--- begin Data in this exercise ---

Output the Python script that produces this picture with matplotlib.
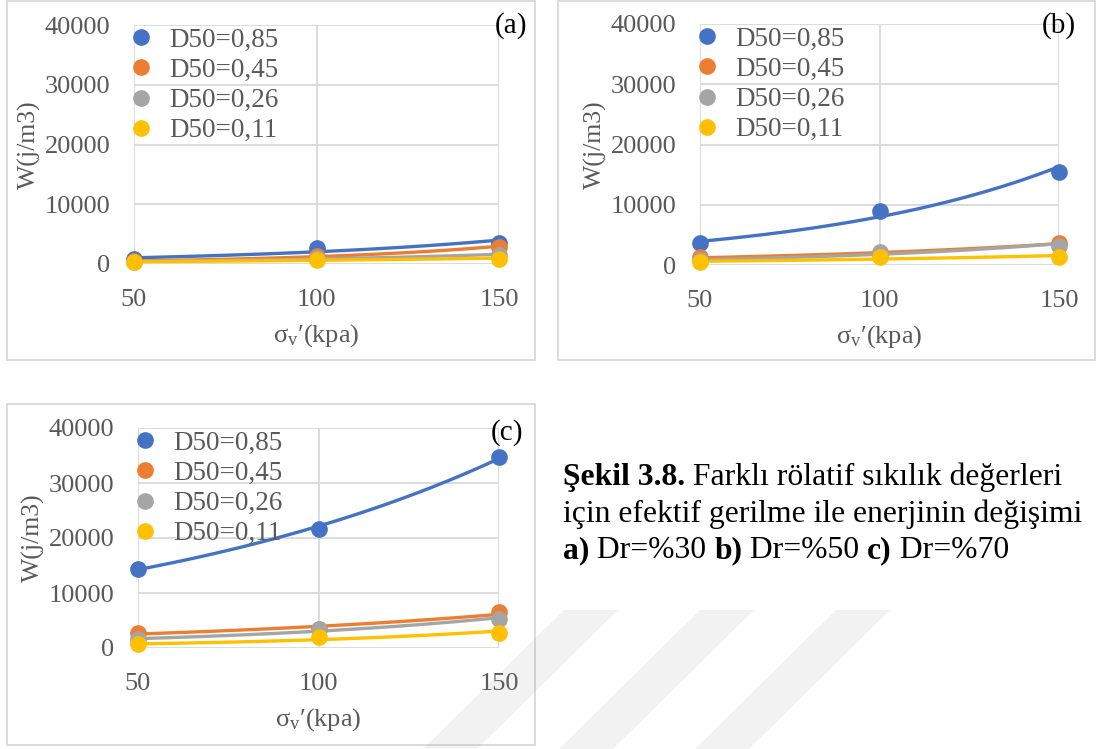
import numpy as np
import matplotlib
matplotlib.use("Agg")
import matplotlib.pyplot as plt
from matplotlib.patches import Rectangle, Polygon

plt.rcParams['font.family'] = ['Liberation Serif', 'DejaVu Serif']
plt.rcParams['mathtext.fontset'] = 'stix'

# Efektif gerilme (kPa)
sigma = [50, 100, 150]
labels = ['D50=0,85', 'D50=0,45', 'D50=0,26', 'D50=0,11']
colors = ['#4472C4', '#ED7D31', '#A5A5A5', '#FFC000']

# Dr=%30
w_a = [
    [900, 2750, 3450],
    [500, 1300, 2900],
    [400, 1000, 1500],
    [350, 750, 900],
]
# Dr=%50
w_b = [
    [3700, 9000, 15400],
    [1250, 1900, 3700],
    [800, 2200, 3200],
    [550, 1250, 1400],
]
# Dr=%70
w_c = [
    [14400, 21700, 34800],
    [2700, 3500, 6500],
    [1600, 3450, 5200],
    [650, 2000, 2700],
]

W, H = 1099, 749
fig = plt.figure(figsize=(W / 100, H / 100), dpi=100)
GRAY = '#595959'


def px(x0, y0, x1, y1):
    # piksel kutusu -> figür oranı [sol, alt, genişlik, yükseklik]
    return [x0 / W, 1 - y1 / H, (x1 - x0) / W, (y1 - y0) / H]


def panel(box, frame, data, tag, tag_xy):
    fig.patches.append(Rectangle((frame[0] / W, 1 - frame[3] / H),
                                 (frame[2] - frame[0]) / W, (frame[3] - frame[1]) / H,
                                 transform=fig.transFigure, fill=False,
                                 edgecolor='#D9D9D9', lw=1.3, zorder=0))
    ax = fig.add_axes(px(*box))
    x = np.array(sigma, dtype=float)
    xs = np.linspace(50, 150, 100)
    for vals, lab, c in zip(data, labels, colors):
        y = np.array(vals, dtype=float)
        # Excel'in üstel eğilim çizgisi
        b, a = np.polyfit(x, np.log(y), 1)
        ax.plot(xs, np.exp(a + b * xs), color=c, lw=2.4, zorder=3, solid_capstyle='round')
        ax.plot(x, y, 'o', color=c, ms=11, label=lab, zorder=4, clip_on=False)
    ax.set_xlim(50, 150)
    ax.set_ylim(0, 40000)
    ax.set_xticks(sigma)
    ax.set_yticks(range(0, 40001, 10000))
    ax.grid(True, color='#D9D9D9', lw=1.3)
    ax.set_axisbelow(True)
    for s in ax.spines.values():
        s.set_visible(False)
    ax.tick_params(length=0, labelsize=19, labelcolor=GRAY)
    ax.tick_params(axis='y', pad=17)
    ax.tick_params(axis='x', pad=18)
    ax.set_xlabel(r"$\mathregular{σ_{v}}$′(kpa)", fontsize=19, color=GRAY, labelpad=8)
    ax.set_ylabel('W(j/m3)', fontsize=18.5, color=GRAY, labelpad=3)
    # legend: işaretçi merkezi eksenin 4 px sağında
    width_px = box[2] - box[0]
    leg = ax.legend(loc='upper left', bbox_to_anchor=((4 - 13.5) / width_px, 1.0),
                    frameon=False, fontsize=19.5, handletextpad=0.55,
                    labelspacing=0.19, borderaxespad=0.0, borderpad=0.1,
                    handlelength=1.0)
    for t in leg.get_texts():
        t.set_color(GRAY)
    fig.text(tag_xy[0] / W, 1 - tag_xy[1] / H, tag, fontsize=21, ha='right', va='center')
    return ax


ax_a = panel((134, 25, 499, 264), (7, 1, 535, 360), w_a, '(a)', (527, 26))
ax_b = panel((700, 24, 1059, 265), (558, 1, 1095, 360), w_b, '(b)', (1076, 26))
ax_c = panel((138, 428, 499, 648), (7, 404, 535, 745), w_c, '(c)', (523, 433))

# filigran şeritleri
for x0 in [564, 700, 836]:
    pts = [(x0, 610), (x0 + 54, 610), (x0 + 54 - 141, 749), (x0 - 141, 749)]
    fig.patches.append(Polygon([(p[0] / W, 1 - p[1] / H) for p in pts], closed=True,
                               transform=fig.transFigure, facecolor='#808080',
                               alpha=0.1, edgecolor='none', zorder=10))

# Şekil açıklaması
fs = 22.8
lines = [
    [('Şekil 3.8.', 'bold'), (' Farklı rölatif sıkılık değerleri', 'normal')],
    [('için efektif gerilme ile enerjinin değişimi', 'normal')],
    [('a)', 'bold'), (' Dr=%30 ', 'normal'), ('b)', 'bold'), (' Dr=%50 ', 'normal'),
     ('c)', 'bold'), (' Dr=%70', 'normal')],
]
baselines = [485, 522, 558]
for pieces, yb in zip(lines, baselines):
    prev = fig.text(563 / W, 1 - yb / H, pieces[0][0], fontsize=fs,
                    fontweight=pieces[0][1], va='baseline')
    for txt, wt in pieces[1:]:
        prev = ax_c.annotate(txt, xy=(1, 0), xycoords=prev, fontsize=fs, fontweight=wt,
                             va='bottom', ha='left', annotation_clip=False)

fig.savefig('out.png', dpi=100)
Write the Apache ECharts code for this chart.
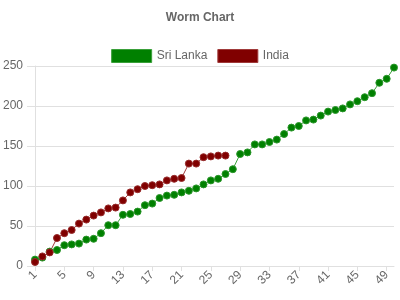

--- end Data in this exercise ---

= Brief =
Transcribe the whole listing exactly. Pictures stay out of your copy.

= Task output =
Output the Python script that produces this picture with matplotlib.
import numpy as np
import matplotlib
matplotlib.use("Agg")
import matplotlib.pyplot as plt
from matplotlib.patches import Rectangle, Polygon

plt.rcParams['font.family'] = ['Liberation Serif', 'DejaVu Serif']
plt.rcParams['mathtext.fontset'] = 'stix'

# Efektif gerilme (kPa)
sigma = [50, 100, 150]
labels = ['D50=0,85', 'D50=0,45', 'D50=0,26', 'D50=0,11']
colors = ['#4472C4', '#ED7D31', '#A5A5A5', '#FFC000']

# Dr=%30
w_a = [
    [900, 2750, 3450],
    [500, 1300, 2900],
    [400, 1000, 1500],
    [350, 750, 900],
]
# Dr=%50
w_b = [
    [3700, 9000, 15400],
    [1250, 1900, 3700],
    [800, 2200, 3200],
    [550, 1250, 1400],
]
# Dr=%70
w_c = [
    [14400, 21700, 34800],
    [2700, 3500, 6500],
    [1600, 3450, 5200],
    [650, 2000, 2700],
]

W, H = 1099, 749
fig = plt.figure(figsize=(W / 100, H / 100), dpi=100)
GRAY = '#595959'


def px(x0, y0, x1, y1):
    # piksel kutusu -> figür oranı [sol, alt, genişlik, yükseklik]
    return [x0 / W, 1 - y1 / H, (x1 - x0) / W, (y1 - y0) / H]


def panel(box, frame, data, tag, tag_xy):
    fig.patches.append(Rectangle((frame[0] / W, 1 - frame[3] / H),
                                 (frame[2] - frame[0]) / W, (frame[3] - frame[1]) / H,
                                 transform=fig.transFigure, fill=False,
                                 edgecolor='#D9D9D9', lw=1.3, zorder=0))
    ax = fig.add_axes(px(*box))
    x = np.array(sigma, dtype=float)
    xs = np.linspace(50, 150, 100)
    for vals, lab, c in zip(data, labels, colors):
        y = np.array(vals, dtype=float)
        # Excel'in üstel eğilim çizgisi
        b, a = np.polyfit(x, np.log(y), 1)
        ax.plot(xs, np.exp(a + b * xs), color=c, lw=2.4, zorder=3, solid_capstyle='round')
        ax.plot(x, y, 'o', color=c, ms=11, label=lab, zorder=4, clip_on=False)
    ax.set_xlim(50, 150)
    ax.set_ylim(0, 40000)
    ax.set_xticks(sigma)
    ax.set_yticks(range(0, 40001, 10000))
    ax.grid(True, color='#D9D9D9', lw=1.3)
    ax.set_axisbelow(True)
    for s in ax.spines.values():
        s.set_visible(False)
    ax.tick_params(length=0, labelsize=19, labelcolor=GRAY)
    ax.tick_params(axis='y', pad=17)
    ax.tick_params(axis='x', pad=18)
    ax.set_xlabel(r"$\mathregular{σ_{v}}$′(kpa)", fontsize=19, color=GRAY, labelpad=8)
    ax.set_ylabel('W(j/m3)', fontsize=18.5, color=GRAY, labelpad=3)
    # legend: işaretçi merkezi eksenin 4 px sağında
    width_px = box[2] - box[0]
    leg = ax.legend(loc='upper left', bbox_to_anchor=((4 - 13.5) / width_px, 1.0),
                    frameon=False, fontsize=19.5, handletextpad=0.55,
                    labelspacing=0.19, borderaxespad=0.0, borderpad=0.1,
                    handlelength=1.0)
    for t in leg.get_texts():
        t.set_color(GRAY)
    fig.text(tag_xy[0] / W, 1 - tag_xy[1] / H, tag, fontsize=21, ha='right', va='center')
    return ax


ax_a = panel((134, 25, 499, 264), (7, 1, 535, 360), w_a, '(a)', (527, 26))
ax_b = panel((700, 24, 1059, 265), (558, 1, 1095, 360), w_b, '(b)', (1076, 26))
ax_c = panel((138, 428, 499, 648), (7, 404, 535, 745), w_c, '(c)', (523, 433))

# filigran şeritleri
for x0 in [564, 700, 836]:
    pts = [(x0, 610), (x0 + 54, 610), (x0 + 54 - 141, 749), (x0 - 141, 749)]
    fig.patches.append(Polygon([(p[0] / W, 1 - p[1] / H) for p in pts], closed=True,
                               transform=fig.transFigure, facecolor='#808080',
                               alpha=0.1, edgecolor='none', zorder=10))

# Şekil açıklaması
fs = 22.8
lines = [
    [('Şekil 3.8.', 'bold'), (' Farklı rölatif sıkılık değerleri', 'normal')],
    [('için efektif gerilme ile enerjinin değişimi', 'normal')],
    [('a)', 'bold'), (' Dr=%30 ', 'normal'), ('b)', 'bold'), (' Dr=%50 ', 'normal'),
     ('c)', 'bold'), (' Dr=%70', 'normal')],
]
baselines = [485, 522, 558]
for pieces, yb in zip(lines, baselines):
    prev = fig.text(563 / W, 1 - yb / H, pieces[0][0], fontsize=fs,
                    fontweight=pieces[0][1], va='baseline')
    for txt, wt in pieces[1:]:
        prev = ax_c.annotate(txt, xy=(1, 0), xycoords=prev, fontsize=fs, fontweight=wt,
                             va='bottom', ha='left', annotation_clip=False)

fig.savefig('out.png', dpi=100)
Write the Apache ECharts code for this chart.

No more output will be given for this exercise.